Having said all that, the argument from the Obama campaign is that the entire poll is erroneous, and that its results indicate nothing.

Obama’s deputy campaign manager, Stephanie Cutter, drew the short straw this morning and had to argue that the poll’s finding that 67 percent think Obama announced his personal support of gay marriage for “political reasons” and only 24 percent think he did it because “he thinks it’s right” cannot be trusted.

If you want to argue that the divide is a bit closer, fine, but… here’s Cutter:

Chuck Todd: “This is such a resounding number, it’s within any margin of error you want to create… That’s a lot of people saying he did this for politics.”

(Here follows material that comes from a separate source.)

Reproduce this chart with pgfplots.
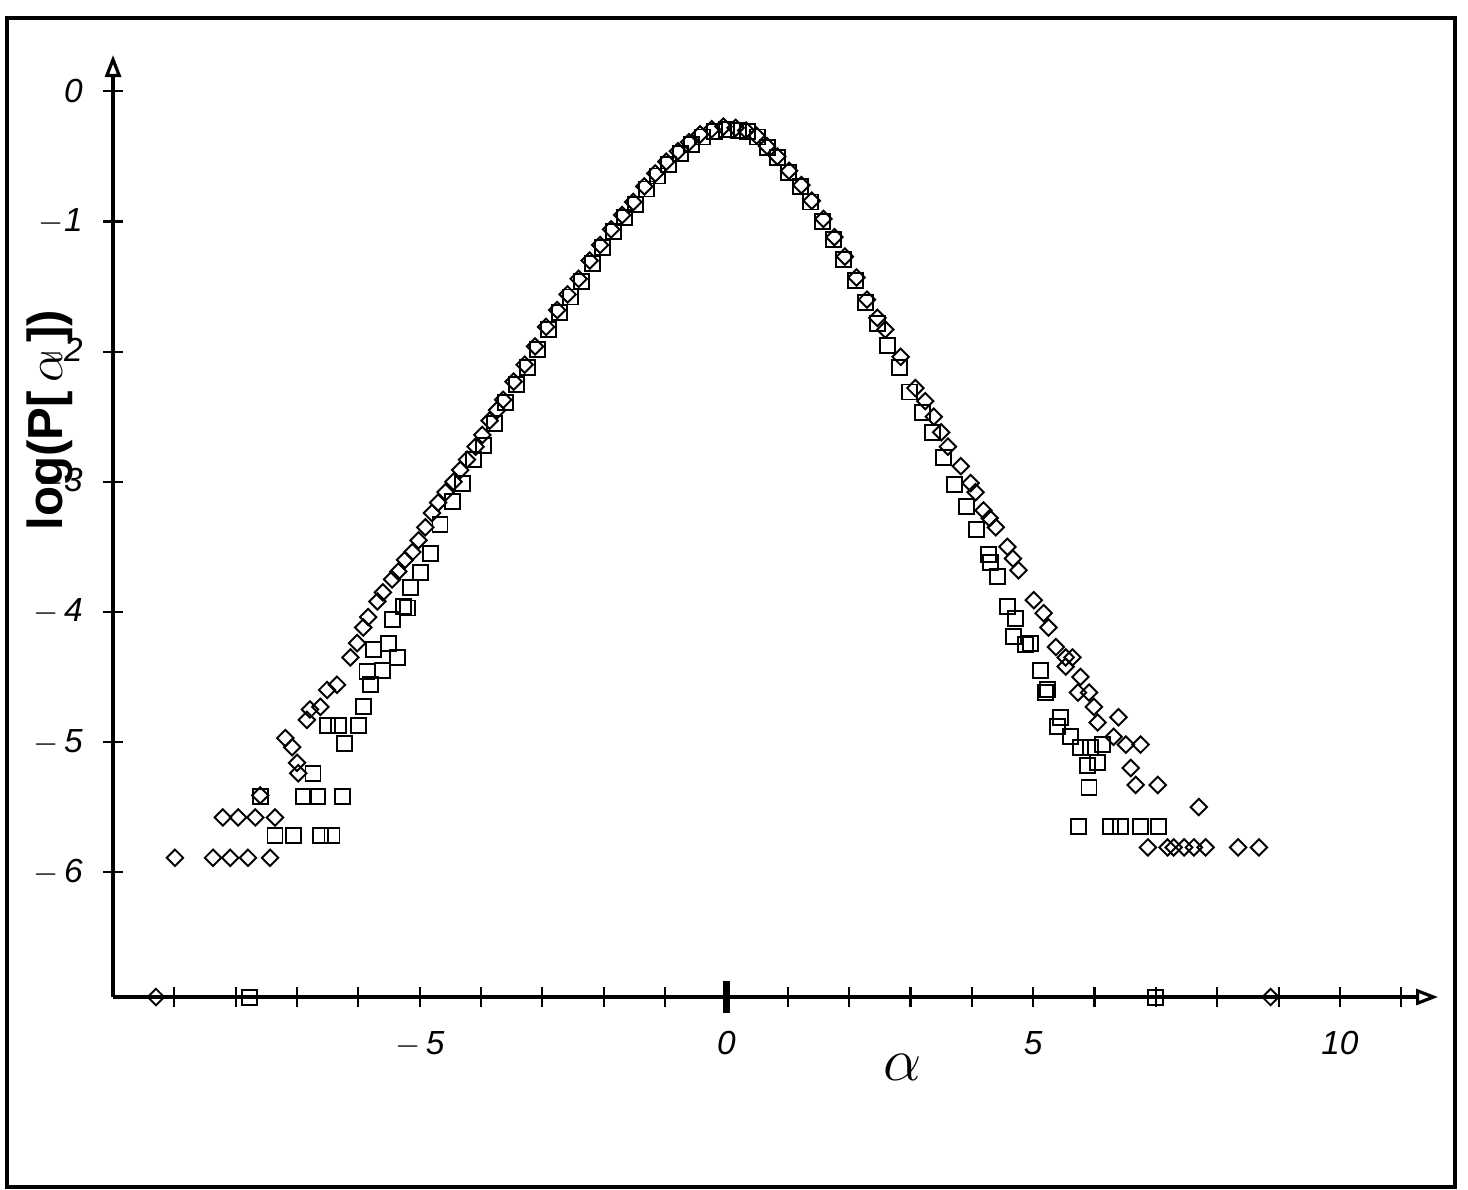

Cutter: “We can’t put the methodology of that poll aside, because the methodology was significantly biased–”

Todd:  “You think this is so flawed, that this number–”

Cutter: “This is a biased sample.”

Todd: “This three to one margin is somehow going to shrink down the other way?”

Cutter: “I don’t want to go through methodology on your show. I think your readers – I think your viewers would be pretty bored by it.”

Todd: “They’re junkies. They like this stuff.”

Cutter: “They sampled a biased sample, so they re-biased the same sample. I think that the results of that poll are probably pretty flawed.”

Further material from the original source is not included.